Coding open questions is not straightforward. You must first read through all of the comments made in response to the open questions and try to group them into meaningful categories. For example, if students are asked to ‘state what they least like about the course’, there are likely to be some very broad themes. A number may not find the subject matter interesting; others will have difficulties accessing reading material. It may be useful to have an ‘other’ category for those responses that you are unable to categorise meaningfully.
Often, it is sufficient and best simply to calculate the proportions of all respondents answering in each category. (An Excel spreadsheet is much quicker than using a calculator!) It is clear that having a category for all respondents who either don’t know or didn’t answer is very important, as it provides useful information on the strength of feeling over a particular question.
Questionnaire results are often used to compute mean scores for individual questions or groups of questions. For example, the questionnaire may ask students to rate their lecturer on a five-point scale, with 5 denoting excellent, 4 good, 3 average, 2 poor and 1 very poor. The mean score is then used as an index of the overall quality of a lecturer with high scores indicating good quality. This is not a particularly useful or legitimate approach as it assumes that you are working on an evenly spaced scale, so that, for example, ‘very poor’ is twice as bad as ‘poor’, and ‘excellent’ twice as good as ‘good’.

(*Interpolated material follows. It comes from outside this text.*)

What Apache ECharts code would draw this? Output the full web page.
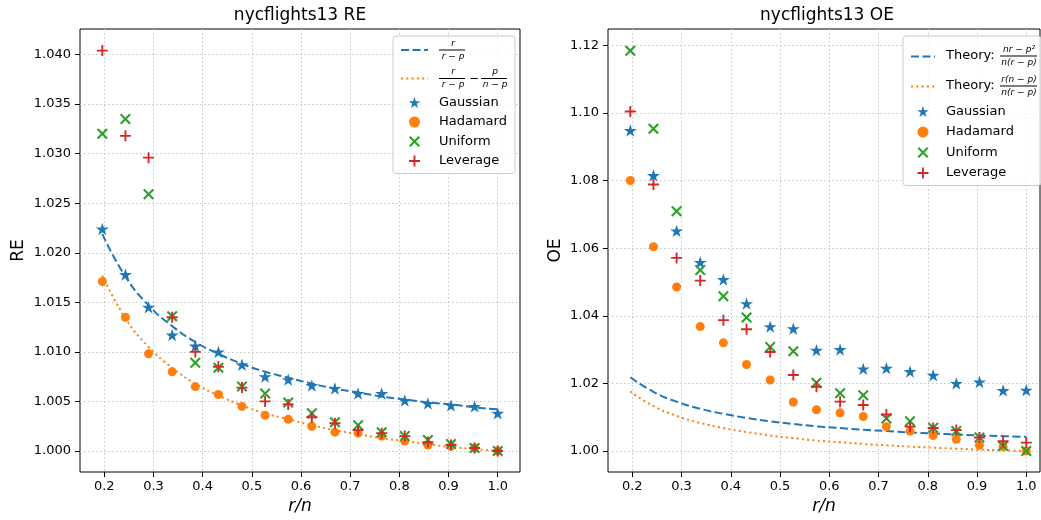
<!DOCTYPE html>
<html>
<head>
<meta charset="utf-8">
<script src="https://cdn.jsdelivr.net/npm/echarts@6/dist/echarts.min.js"></script>
<style>
  html, body { margin: 0; padding: 0; background: #fff; }
  #chart { width: 1041px; height: 520px; }
</style>
</head>
<body>
<div id="chart"></div>
<script>
// r/n positions
const ratios = [0.196, 0.243, 0.290, 0.338, 0.385, 0.432, 0.480, 0.527, 0.574, 0.622, 0.669, 0.716, 0.764, 0.811, 0.858, 0.905, 0.953, 1.000];

// RE panel
const reTheory1 = [1.0219, 1.0176, 1.0147, 1.0126, 1.0110, 1.0098, 1.0088, 1.0080, 1.0074, 1.0068, 1.0063, 1.0059, 1.0055, 1.0052, 1.0049, 1.0047, 1.0044, 1.0042];
const reTheory2 = [1.0177, 1.0134, 1.0105, 1.0084, 1.0068, 1.0056, 1.0046, 1.0038, 1.0032, 1.0026, 1.0021, 1.0017, 1.0013, 1.0010, 1.0007, 1.0004, 1.0002, 1.0000];
const reGaussian = [1.0224, 1.0178, 1.0145, 1.0117, 1.0106, 1.0100, 1.0087, 1.0075, 1.0072, 1.0066, 1.0063, 1.0058, 1.0058, 1.0051, 1.0048, 1.0046, 1.0045, 1.0038];
const reHadamard = [1.0171, 1.0135, 1.0098, 1.0080, 1.0065, 1.0057, 1.0045, 1.0036, 1.0032, 1.0025, 1.0019, 1.0018, 1.0015, 1.0010, 1.0006, 1.0005, 1.0003, 1.0000];
const reUniform = [1.0320, 1.0335, 1.0259, 1.0136, 1.0089, 1.0084, 1.0065, 1.0058, 1.0049, 1.0038, 1.0029, 1.0026, 1.0019, 1.0015, 1.0011, 1.0007, 1.0003, 1.0000];
const reLeverage = [1.0404, 1.0318, 1.0296, 1.0135, 1.0100, 1.0085, 1.0064, 1.0050, 1.0047, 1.0034, 1.0028, 1.0021, 1.0018, 1.0015, 1.0009, 1.0006, 1.0003, 1.0000];

// OE panel
const oeTheory1 = [1.0218, 1.0175, 1.0146, 1.0125, 1.0110, 1.0098, 1.0088, 1.0080, 1.0073, 1.0068, 1.0063, 1.0059, 1.0055, 1.0052, 1.0049, 1.0046, 1.0044, 1.0042];
const oeTheory2 = [1.0176, 1.0133, 1.0104, 1.0083, 1.0068, 1.0056, 1.0046, 1.0038, 1.0031, 1.0026, 1.0021, 1.0017, 1.0013, 1.0010, 1.0007, 1.0004, 1.0002, 1.0000];
const oeGaussian = [1.0948, 1.0815, 1.0651, 1.0558, 1.0507, 1.0436, 1.0368, 1.0362, 1.0298, 1.0300, 1.0243, 1.0245, 1.0235, 1.0224, 1.0200, 1.0204, 1.0179, 1.0180];
const oeHadamard = [1.0800, 1.0604, 1.0485, 1.0368, 1.0320, 1.0256, 1.0210, 1.0145, 1.0122, 1.0113, 1.0102, 1.0072, 1.0059, 1.0046, 1.0035, 1.0017, 1.0013, 1.0000];
const oeUniform = [1.1184, 1.0953, 1.0709, 1.0535, 1.0458, 1.0395, 1.0308, 1.0295, 1.0202, 1.0171, 1.0165, 1.0096, 1.0088, 1.0069, 1.0059, 1.0040, 1.0015, 1.0000];
const oeLeverage = [1.1004, 1.0788, 1.0571, 1.0504, 1.0387, 1.0360, 1.0293, 1.0225, 1.0190, 1.0146, 1.0136, 1.0108, 1.0072, 1.0068, 1.0062, 1.0040, 1.0029, 1.0025];

// tick labels
const xTicks = [0.2, 0.3, 0.4, 0.5, 0.6, 0.7, 0.8, 0.9, 1.0];
const reTicks = [1.000, 1.005, 1.010, 1.015, 1.020, 1.025, 1.030, 1.035, 1.040];
const oeTicks = [1.00, 1.02, 1.04, 1.06, 1.08, 1.10, 1.12];

const BLUE = '#1f77b4', ORANGE = '#ff7f0e', GREEN = '#2ca02c', RED = '#d62728';
const FONT = 'DejaVu Sans';
const STAR = 'path://M0,-1L0.2245,-0.309L0.951,-0.309L0.363,0.118L0.588,0.809L0,0.382L-0.588,0.809L-0.363,0.118L-0.951,-0.309L-0.2245,-0.309Z';
const PLUS = 'path://M-0.17,-1L0.17,-1L0.17,-0.17L1,-0.17L1,0.17L0.17,0.17L0.17,1L-0.17,1L-0.17,0.17L-1,0.17L-1,-0.17L-0.17,-0.17Z';
const XMARK = 'path://M-1,-0.73L-0.73,-1L0,-0.27L0.73,-1L1,-0.73L0.27,0L1,0.73L0.73,1L0,0.27L-0.73,1L-1,0.73L-0.27,0Z';

function pairs(ys) {
  return ratios.map((x, i) => [x, ys[i]]);
}

function xAxisFor(idx, min, max) {
  return {
    type: 'value', gridIndex: idx, min: min, max: max,
    name: 'r/n', nameLocation: 'middle', nameGap: 26,
    nameTextStyle: { fontFamily: FONT, fontSize: 17, fontStyle: 'italic', color: '#000' },
    axisLine: { show: false },
    axisTick: { show: true, length: 5, lineStyle: { color: '#000', width: 1 }, customValues: xTicks },
    axisLabel: { customValues: xTicks, margin: 8, fontFamily: FONT, fontSize: 13, color: '#000',
      formatter: v => v.toFixed(1) },
    splitLine: { show: true, lineStyle: { color: '#c4c4c4', width: 1, type: [1.5, 2.5] } }
  };
}

function yAxisFor(idx, min, max, ticks, digits, name, gap) {
  return {
    type: 'value', gridIndex: idx, min: min, max: max,
    name: name, nameLocation: 'middle', nameGap: gap,
    nameTextStyle: { fontFamily: FONT, fontSize: 17, color: '#000' },
    axisLine: { show: false },
    axisTick: { show: true, length: 5, lineStyle: { color: '#000', width: 1 }, customValues: ticks },
    axisLabel: { customValues: ticks, margin: 9, fontFamily: FONT, fontSize: 13, color: '#000',
      formatter: v => v.toFixed(digits) },
    splitLine: { show: true, lineStyle: { color: '#c4c4c4', width: 1, type: [1.5, 2.5] } }
  };
}

function theoryLine(name, idx, ys, color, dash) {
  return {
    name: name, type: 'line', xAxisIndex: idx, yAxisIndex: idx,
    data: pairs(ys), smooth: true, symbol: 'circle', showSymbol: false,
    lineStyle: { color: color, width: 2, type: dash },
    // transparent so the legend shows the bare line
    itemStyle: { color: 'rgba(0,0,0,0)', borderWidth: 0 }, z: 2
  };
}

function marks(name, idx, ys, symbol, size, color) {
  return {
    name: name, type: 'scatter', xAxisIndex: idx, yAxisIndex: idx,
    data: pairs(ys), symbol: symbol, symbolSize: size,
    symbolKeepAspect: true,
    itemStyle: { color: color, opacity: 1 }, z: 3
  };
}

// rich styles for the little fractions in the legends
const fr = { fontFamily: FONT, fontSize: 9, fontStyle: 'italic', color: '#000', align: 'center', lineHeight: 10 };
const rich = {
  n: Object.assign({}, fr, { width: 28 }),
  d: Object.assign({}, fr, { width: 28 }),
  b: { width: 26, height: 1, backgroundColor: '#000', lineHeight: 3, fontSize: 1 },
  g: { width: 14, fontSize: 1, lineHeight: 3 },
  m: { width: 14, fontFamily: FONT, fontSize: 12, color: '#000', align: 'center', lineHeight: 3 },
  sp: { width: 54, fontSize: 1, lineHeight: 10 },
  t: { width: 54, fontFamily: FONT, fontSize: 13, color: '#000', lineHeight: 3 },
  wn: Object.assign({}, fr, { width: 38 }),
  wd: Object.assign({}, fr, { width: 38, lineHeight: 11 }),
  wb: { width: 37, height: 1, backgroundColor: '#000', lineHeight: 3, fontSize: 1 }
};

const legendText = {
  'RE r/(r-p)': '{n|r}\n{b| }\n{d|r − p}',
  'RE diff': '{n|r}{g| }{n|p}\n{b| }{m|−}{b| }\n{d|r − p}{g| }{d|n − p}',
  'OE t1': '{sp| }{wn|nr − p²}\n{t|Theory:}{wb| }\n{sp| }{wd|n(r − p)}',
  'OE t2': '{sp| }{wn|r(n − p)}\n{t|Theory:}{wb| }\n{sp| }{wd|n(r − p)}'
};

function legendFor(left, names, iconW, textPad, padTop, padRight, gap) {
  return {
    orient: 'vertical', left: left, top: 36,
    padding: [padTop, padRight, 6, 7], itemGap: gap,
    itemWidth: iconW, itemHeight: 11,
    backgroundColor: 'rgba(255,255,255,0.8)', borderColor: '#cccccc', borderWidth: 1, borderRadius: 3,
    data: names,
    textStyle: { fontFamily: FONT, fontSize: 13, color: '#000', padding: [0, 0, 0, textPad], rich: rich },
    formatter: name => (legendText[name] || name.replace(/^(RE|OE) /, ''))
  };
}

const chart = echarts.init(document.getElementById('chart'), null, { renderer: 'canvas' });

chart.setOption({
  animation: false,
  backgroundColor: '#fff',
  title: [
    { text: 'nycflights13 RE', left: 300, top: 7, textAlign: 'center', padding: 0,
      textStyle: { fontFamily: FONT, fontSize: 17, fontWeight: 'normal', color: '#000' } },
    { text: 'nycflights13 OE', left: 827, top: 7, textAlign: 'center', padding: 0,
      textStyle: { fontFamily: FONT, fontSize: 17, fontWeight: 'normal', color: '#000' } }
  ],
  grid: [
    { left: 80, top: 29, width: 440, height: 444, show: true, borderColor: '#000', borderWidth: 1, backgroundColor: 'transparent' },
    { left: 608, top: 29, width: 432, height: 444, show: true, borderColor: '#000', borderWidth: 1, backgroundColor: 'transparent' }
  ],
  xAxis: [xAxisFor(0, 0.1506, 1.0453), xAxisFor(1, 0.1507, 1.0279)],
  yAxis: [
    yAxisFor(0, 0.99788, 1.04258, reTicks, 3, 'RE', 53),
    yAxisFor(1, 0.9938, 1.1248, oeTicks, 2, 'OE', 44)
  ],
  legend: [
    legendFor(393, ['RE r/(r-p)', 'RE diff', 'RE Gaussian', 'RE Hadamard', 'RE Uniform', 'RE Leverage'], 27, 6, 3, 6, 6.5),
    legendFor(903, ['OE t1', 'OE t2', 'OE Gaussian', 'OE Hadamard', 'OE Uniform', 'OE Leverage'], 24, 6, 9, 3, 7.5)
  ],
  series: [
    theoryLine('RE r/(r-p)', 0, reTheory1, BLUE, [8, 3.5]),
    theoryLine('RE diff', 0, reTheory2, ORANGE, [2, 3.3]),
    marks('RE Gaussian', 0, reGaussian, STAR, 13, BLUE),
    marks('RE Hadamard', 0, reHadamard, 'circle', 9, ORANGE),
    marks('RE Uniform', 0, reUniform, XMARK, 11, GREEN),
    marks('RE Leverage', 0, reLeverage, PLUS, 11, RED),
    theoryLine('OE t1', 1, oeTheory1, BLUE, [8, 3.5]),
    theoryLine('OE t2', 1, oeTheory2, ORANGE, [2, 3.3]),
    marks('OE Gaussian', 1, oeGaussian, STAR, 13, BLUE),
    marks('OE Hadamard', 1, oeHadamard, 'circle', 9, ORANGE),
    marks('OE Uniform', 1, oeUniform, XMARK, 11, GREEN),
    marks('OE Leverage', 1, oeLeverage, PLUS, 11, RED)
  ]
});
</script>
</body>
</html>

Often analysts add up scores over a number of related questions. For example, you may ask students ten questions related to a lecturer’s skills, all ranked from 1 to 5 with 5 indicating a positive response, and add up the scores to derive some index of the overall ability of the lecturer. Again, except in carefully designed questionnaires, this approach is inappropriate. It assumes that each question is relevant and of equal importance. Comparing scores across different lecturers and modules, this assumption is unlikely to hold. If you are interested in summative indices of quality, it may be best simply to ask the students to rate the lecturer themselves on a ranked scale.